Craps was his game, and we can still remember his look of sublime contentment standing at the table, up a couple hundred, and sipping a cranberry and ginger ale. The payoff came on the final day of golf when he stepped to the 14th tee, a par 3 over New Jersey pineland and water, with a carry of about 170 yards.

Pete was a formidable scratch player in his day, many-time club champion and an athlete, but by the time he approached that elevated tee, his diminished health on top of a night at the casino gave us all pause as he stood rather unsteadily surveying the unattainable in front of him. The carry to the green was just outside his reach. The rest of the group, including our chatty caddies, grew uncharacteristically silent.

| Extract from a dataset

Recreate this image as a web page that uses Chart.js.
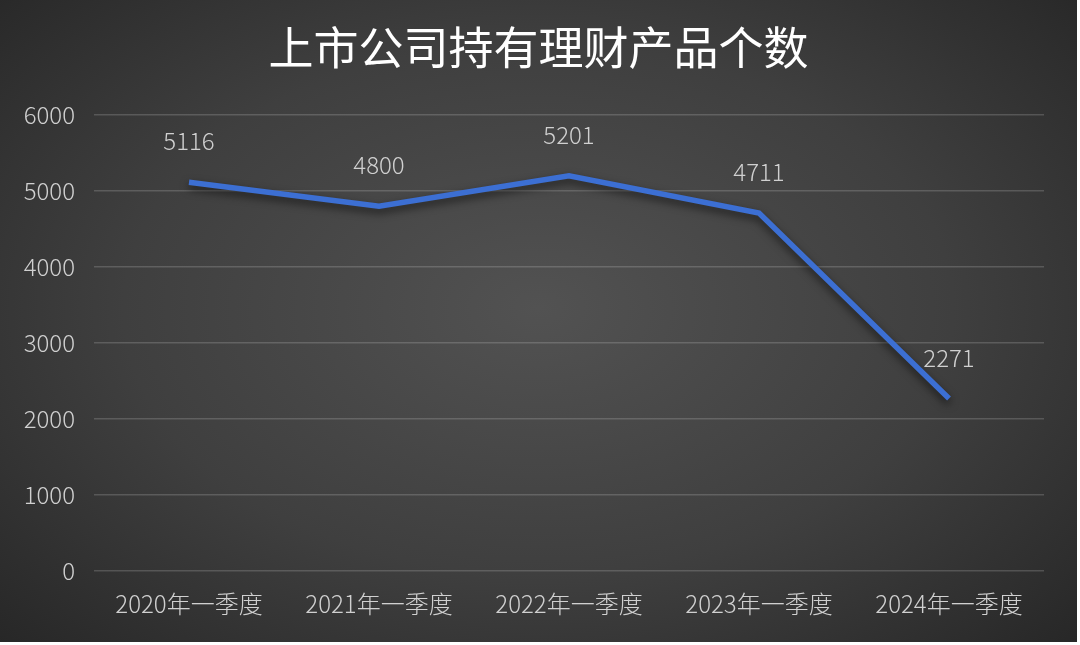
<!DOCTYPE html>
<html>
<head>
<meta charset="utf-8">
<script src="https://cdn.jsdelivr.net/npm/chart.js@4/dist/chart.umd.min.js"></script>
<style>
    html, body { margin: 0; padding: 0; background: #ffffff; }
    #wrap {
        position: absolute; left: 0; top: 0;
        width: 1077px; height: 642px;
        background: radial-gradient(ellipse 70% 75% at 50% 48%, #525252 0%, #3f3f3f 55%, #272727 100%);
    }
</style>
</head>
<body>
<div id="wrap"><canvas id="productChart" width="1077" height="642"></canvas></div>
<script>
const FONT = '"Noto Sans CJK SC", "Noto Sans", sans-serif';

let quarters = ['2020年一季度', '2021年一季度', '2022年一季度', '2023年一季度', '2024年一季度'],
    productCounts = [5116, 4800, 5201, 4711, 2271],
    yTicks = [0, 1000, 2000, 3000, 4000, 5000, 6000];

// value labels above each point + soft shadow under the line
const valueLabels = {
    id: 'valueLabels',
    beforeDatasetDraw(chart) {
        let ctx = chart.ctx;
        ctx.save();
        ctx.shadowColor = 'rgba(0,0,0,0.6)';
        ctx.shadowBlur = 8;
        ctx.shadowOffsetY = 4;
    },
    afterDatasetDraw(chart) {
        chart.ctx.restore();
    },
    afterDatasetsDraw(chart) {
        let ctx = chart.ctx,
            meta = chart.getDatasetMeta(0);
        ctx.save();
        ctx.font = '300 24px ' + FONT;
        ctx.fillStyle = '#d0d0d0';
        ctx.textAlign = 'center';
        ctx.textBaseline = 'middle';
        meta.data.forEach(function (pt, k) {
            ctx.fillText(productCounts[k], pt.x, pt.y - 41);
        });
        ctx.restore();
    }
};

let ctx = document.getElementById('productChart'),
    myChart = new Chart(ctx, {
        type: 'line',
        data: {
            labels: quarters,
            datasets: [{
                data: productCounts,
                borderColor: '#3c6fd3',
                borderWidth: 5.5,
                pointRadius: 0,
                tension: 0,
                fill: false
            }]
        },
        options: {
            responsive: false,
            animation: false,
            layout: { padding: { left: 0, right: 0, top: 21, bottom: 6 } },
            plugins: {
                legend: { display: false },
                tooltip: { enabled: false },
                title: {
                    display: true,
                    text: '上市公司持有理财产品个数',
                    color: '#ffffff',
                    font: { family: FONT, size: 45, weight: 'normal' },
                    padding: { top: 0, bottom: 40 }
                }
            },
            scales: {
                x: {
                    offset: true,
                    grid: { display: false, drawTicks: false },
                    border: { display: false },
                    ticks: {
                        color: '#d0d0d0',
                        font: { family: FONT, size: 24, weight: '300' },
                        padding: 18,
                        maxRotation: 0
                    }
                },
                y: {
                    min: 0,
                    max: 6000,
                    afterFit(scale) { scale.width = 94; },
                    afterBuildTicks(scale) {
                        scale.ticks = yTicks.map(function (v) { return { value: v }; });
                    },
                    grid: { color: 'rgba(255,255,255,0.17)', lineWidth: 1.5, drawTicks: false },
                    border: { display: false },
                    ticks: {
                        color: '#d0d0d0',
                        font: { family: FONT, size: 24, weight: '300' },
                        padding: 19,
                        callback: function (v) { return String(v); }
                    }
                },
                // empty right axis, only keeps a margin so the title stays centred on the canvas
                yRight: {
                    position: 'right',
                    min: 0,
                    max: 6000,
                    afterFit(scale) { scale.width = 33; },
                    grid: { display: false, drawTicks: false },
                    border: { display: false },
                    ticks: { display: false }
                }
            }
        },
        plugins: [valueLabels]
    });
</script>
</body>
</html>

Feeling the air thicken, Pete took an iron and played a magnificent shot crisply struck down the middle about 100 yards, stopping the ball on the closely mowed grass of a 15-foot circle of drop area carved out of the wilderness. His foursome cheered. I don't know that I've ever seen a better shot. His caddie put an arm around his neck and said, "Pete, I love your style."

Now if it were Hollywood, Farricker would have knocked the next one on the green and made his putt for a 3. But it was Pine Valley.

Golf being golf, and casinos being casinos, the endings are not always happy, but the memories are non-negotiable.